Charts and diagrams as code:
● ● ●

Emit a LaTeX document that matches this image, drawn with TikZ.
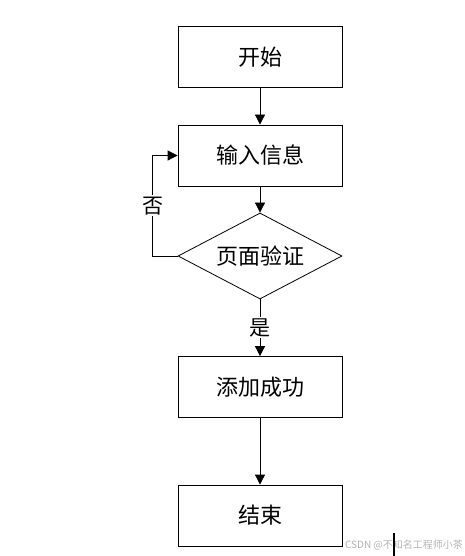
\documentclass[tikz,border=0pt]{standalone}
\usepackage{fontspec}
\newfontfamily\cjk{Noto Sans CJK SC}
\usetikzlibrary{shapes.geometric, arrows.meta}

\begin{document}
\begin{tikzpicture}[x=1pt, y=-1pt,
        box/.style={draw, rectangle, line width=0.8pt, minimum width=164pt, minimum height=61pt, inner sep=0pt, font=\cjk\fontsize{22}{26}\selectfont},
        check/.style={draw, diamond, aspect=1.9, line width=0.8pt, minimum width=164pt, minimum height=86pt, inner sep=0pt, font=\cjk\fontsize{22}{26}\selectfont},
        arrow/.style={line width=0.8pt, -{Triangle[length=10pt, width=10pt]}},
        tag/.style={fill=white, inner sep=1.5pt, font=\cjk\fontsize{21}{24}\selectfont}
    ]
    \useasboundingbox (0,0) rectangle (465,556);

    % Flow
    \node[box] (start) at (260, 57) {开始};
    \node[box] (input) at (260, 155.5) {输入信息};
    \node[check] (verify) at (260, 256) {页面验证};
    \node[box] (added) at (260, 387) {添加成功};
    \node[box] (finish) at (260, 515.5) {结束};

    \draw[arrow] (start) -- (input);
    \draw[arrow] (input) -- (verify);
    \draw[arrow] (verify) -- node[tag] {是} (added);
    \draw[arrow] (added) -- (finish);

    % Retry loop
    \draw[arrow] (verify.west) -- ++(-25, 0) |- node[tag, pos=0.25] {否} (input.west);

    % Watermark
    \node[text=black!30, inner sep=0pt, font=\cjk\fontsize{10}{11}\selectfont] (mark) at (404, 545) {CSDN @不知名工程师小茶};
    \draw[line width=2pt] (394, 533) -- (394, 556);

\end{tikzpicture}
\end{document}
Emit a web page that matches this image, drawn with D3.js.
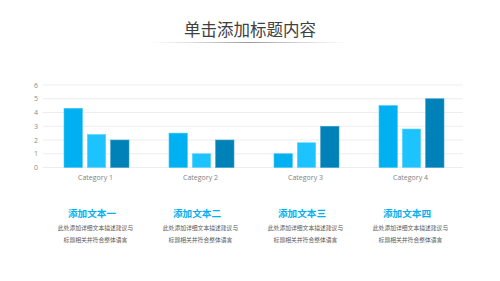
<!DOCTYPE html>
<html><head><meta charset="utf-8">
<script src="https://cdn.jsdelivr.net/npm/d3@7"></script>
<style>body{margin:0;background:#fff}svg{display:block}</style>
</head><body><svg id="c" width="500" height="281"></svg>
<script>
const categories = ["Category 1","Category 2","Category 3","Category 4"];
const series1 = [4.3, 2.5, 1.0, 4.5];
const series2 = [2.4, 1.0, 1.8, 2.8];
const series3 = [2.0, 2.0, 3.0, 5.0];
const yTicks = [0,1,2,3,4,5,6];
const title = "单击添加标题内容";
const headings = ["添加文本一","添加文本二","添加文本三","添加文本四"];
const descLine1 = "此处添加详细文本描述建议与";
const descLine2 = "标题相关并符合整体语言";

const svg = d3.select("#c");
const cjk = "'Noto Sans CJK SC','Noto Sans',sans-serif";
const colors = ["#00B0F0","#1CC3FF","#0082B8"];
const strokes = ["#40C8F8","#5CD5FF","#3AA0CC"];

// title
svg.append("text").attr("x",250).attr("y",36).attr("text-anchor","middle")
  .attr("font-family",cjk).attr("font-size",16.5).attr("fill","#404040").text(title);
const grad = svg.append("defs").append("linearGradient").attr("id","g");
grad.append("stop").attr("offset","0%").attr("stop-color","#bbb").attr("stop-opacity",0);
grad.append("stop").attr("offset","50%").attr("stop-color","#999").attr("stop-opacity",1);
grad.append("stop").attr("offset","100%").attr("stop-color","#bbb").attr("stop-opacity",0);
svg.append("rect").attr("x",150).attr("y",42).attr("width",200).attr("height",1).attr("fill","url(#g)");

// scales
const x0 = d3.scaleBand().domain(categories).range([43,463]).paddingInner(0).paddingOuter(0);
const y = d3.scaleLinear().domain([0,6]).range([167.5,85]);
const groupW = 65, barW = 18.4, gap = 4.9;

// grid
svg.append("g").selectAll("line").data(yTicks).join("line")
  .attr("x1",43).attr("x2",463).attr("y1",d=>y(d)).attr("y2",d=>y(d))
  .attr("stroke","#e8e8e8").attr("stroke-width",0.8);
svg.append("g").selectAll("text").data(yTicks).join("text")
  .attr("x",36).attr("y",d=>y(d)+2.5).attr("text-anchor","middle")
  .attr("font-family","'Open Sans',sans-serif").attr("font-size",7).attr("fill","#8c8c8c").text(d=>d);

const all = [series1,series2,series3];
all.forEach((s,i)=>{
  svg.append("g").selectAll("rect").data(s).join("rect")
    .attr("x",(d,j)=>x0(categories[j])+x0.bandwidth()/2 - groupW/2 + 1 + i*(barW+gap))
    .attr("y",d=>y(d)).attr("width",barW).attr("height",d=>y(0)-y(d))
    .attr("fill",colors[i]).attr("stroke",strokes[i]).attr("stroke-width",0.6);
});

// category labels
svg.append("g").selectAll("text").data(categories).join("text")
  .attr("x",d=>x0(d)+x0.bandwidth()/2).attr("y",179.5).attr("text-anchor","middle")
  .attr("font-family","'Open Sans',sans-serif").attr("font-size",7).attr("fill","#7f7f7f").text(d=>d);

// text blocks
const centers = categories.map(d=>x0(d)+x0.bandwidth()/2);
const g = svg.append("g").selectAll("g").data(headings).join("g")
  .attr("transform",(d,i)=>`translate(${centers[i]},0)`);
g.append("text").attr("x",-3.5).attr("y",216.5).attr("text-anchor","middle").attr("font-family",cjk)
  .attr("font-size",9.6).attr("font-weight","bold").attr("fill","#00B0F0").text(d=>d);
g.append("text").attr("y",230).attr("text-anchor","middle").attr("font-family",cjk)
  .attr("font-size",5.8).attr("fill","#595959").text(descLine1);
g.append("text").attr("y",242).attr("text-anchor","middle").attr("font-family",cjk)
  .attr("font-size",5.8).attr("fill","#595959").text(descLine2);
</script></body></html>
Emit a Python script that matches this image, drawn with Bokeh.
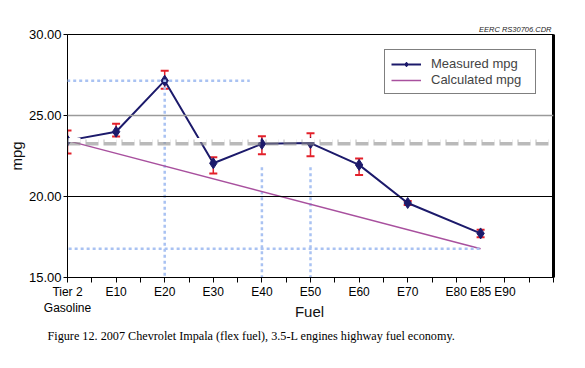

● ● ●

• _EXERCISE PROMPT_:
Leaving aside the images, write out the entries above word for word.

• _EXERCISE OUTPUT_:
Emit a LaTeX document that matches this image, drawn with TikZ.
\documentclass[tikz,border=0pt]{standalone}
\usepackage{fontspec}
\newfontfamily\cjk{Noto Sans CJK SC}
\usetikzlibrary{shapes.geometric, arrows.meta}

\begin{document}
\begin{tikzpicture}[x=1pt, y=-1pt,
        box/.style={draw, rectangle, line width=0.8pt, minimum width=164pt, minimum height=61pt, inner sep=0pt, font=\cjk\fontsize{22}{26}\selectfont},
        check/.style={draw, diamond, aspect=1.9, line width=0.8pt, minimum width=164pt, minimum height=86pt, inner sep=0pt, font=\cjk\fontsize{22}{26}\selectfont},
        arrow/.style={line width=0.8pt, -{Triangle[length=10pt, width=10pt]}},
        tag/.style={fill=white, inner sep=1.5pt, font=\cjk\fontsize{21}{24}\selectfont}
    ]
    \useasboundingbox (0,0) rectangle (465,556);

    % Flow
    \node[box] (start) at (260, 57) {开始};
    \node[box] (input) at (260, 155.5) {输入信息};
    \node[check] (verify) at (260, 256) {页面验证};
    \node[box] (added) at (260, 387) {添加成功};
    \node[box] (finish) at (260, 515.5) {结束};

    \draw[arrow] (start) -- (input);
    \draw[arrow] (input) -- (verify);
    \draw[arrow] (verify) -- node[tag] {是} (added);
    \draw[arrow] (added) -- (finish);

    % Retry loop
    \draw[arrow] (verify.west) -- ++(-25, 0) |- node[tag, pos=0.25] {否} (input.west);

    % Watermark
    \node[text=black!30, inner sep=0pt, font=\cjk\fontsize{10}{11}\selectfont] (mark) at (404, 545) {CSDN @不知名工程师小茶};
    \draw[line width=2pt] (394, 533) -- (394, 556);

\end{tikzpicture}
\end{document}
Emit a web page that matches this image, drawn with D3.js.
<!DOCTYPE html>
<html><head><meta charset="utf-8">
<script src="https://cdn.jsdelivr.net/npm/d3@7"></script>
<style>body{margin:0;background:#fff}svg{display:block}</style>
</head><body><svg id="c" width="500" height="281"></svg>
<script>
const categories = ["Category 1","Category 2","Category 3","Category 4"];
const series1 = [4.3, 2.5, 1.0, 4.5];
const series2 = [2.4, 1.0, 1.8, 2.8];
const series3 = [2.0, 2.0, 3.0, 5.0];
const yTicks = [0,1,2,3,4,5,6];
const title = "单击添加标题内容";
const headings = ["添加文本一","添加文本二","添加文本三","添加文本四"];
const descLine1 = "此处添加详细文本描述建议与";
const descLine2 = "标题相关并符合整体语言";

const svg = d3.select("#c");
const cjk = "'Noto Sans CJK SC','Noto Sans',sans-serif";
const colors = ["#00B0F0","#1CC3FF","#0082B8"];
const strokes = ["#40C8F8","#5CD5FF","#3AA0CC"];

// title
svg.append("text").attr("x",250).attr("y",36).attr("text-anchor","middle")
  .attr("font-family",cjk).attr("font-size",16.5).attr("fill","#404040").text(title);
const grad = svg.append("defs").append("linearGradient").attr("id","g");
grad.append("stop").attr("offset","0%").attr("stop-color","#bbb").attr("stop-opacity",0);
grad.append("stop").attr("offset","50%").attr("stop-color","#999").attr("stop-opacity",1);
grad.append("stop").attr("offset","100%").attr("stop-color","#bbb").attr("stop-opacity",0);
svg.append("rect").attr("x",150).attr("y",42).attr("width",200).attr("height",1).attr("fill","url(#g)");

// scales
const x0 = d3.scaleBand().domain(categories).range([43,463]).paddingInner(0).paddingOuter(0);
const y = d3.scaleLinear().domain([0,6]).range([167.5,85]);
const groupW = 65, barW = 18.4, gap = 4.9;

// grid
svg.append("g").selectAll("line").data(yTicks).join("line")
  .attr("x1",43).attr("x2",463).attr("y1",d=>y(d)).attr("y2",d=>y(d))
  .attr("stroke","#e8e8e8").attr("stroke-width",0.8);
svg.append("g").selectAll("text").data(yTicks).join("text")
  .attr("x",36).attr("y",d=>y(d)+2.5).attr("text-anchor","middle")
  .attr("font-family","'Open Sans',sans-serif").attr("font-size",7).attr("fill","#8c8c8c").text(d=>d);

const all = [series1,series2,series3];
all.forEach((s,i)=>{
  svg.append("g").selectAll("rect").data(s).join("rect")
    .attr("x",(d,j)=>x0(categories[j])+x0.bandwidth()/2 - groupW/2 + 1 + i*(barW+gap))
    .attr("y",d=>y(d)).attr("width",barW).attr("height",d=>y(0)-y(d))
    .attr("fill",colors[i]).attr("stroke",strokes[i]).attr("stroke-width",0.6);
});

// category labels
svg.append("g").selectAll("text").data(categories).join("text")
  .attr("x",d=>x0(d)+x0.bandwidth()/2).attr("y",179.5).attr("text-anchor","middle")
  .attr("font-family","'Open Sans',sans-serif").attr("font-size",7).attr("fill","#7f7f7f").text(d=>d);

// text blocks
const centers = categories.map(d=>x0(d)+x0.bandwidth()/2);
const g = svg.append("g").selectAll("g").data(headings).join("g")
  .attr("transform",(d,i)=>`translate(${centers[i]},0)`);
g.append("text").attr("x",-3.5).attr("y",216.5).attr("text-anchor","middle").attr("font-family",cjk)
  .attr("font-size",9.6).attr("font-weight","bold").attr("fill","#00B0F0").text(d=>d);
g.append("text").attr("y",230).attr("text-anchor","middle").attr("font-family",cjk)
  .attr("font-size",5.8).attr("fill","#595959").text(descLine1);
g.append("text").attr("y",242).attr("text-anchor","middle").attr("font-family",cjk)
  .attr("font-size",5.8).attr("fill","#595959").text(descLine2);
</script></body></html>
Emit a Python script that matches this image, drawn with Bokeh.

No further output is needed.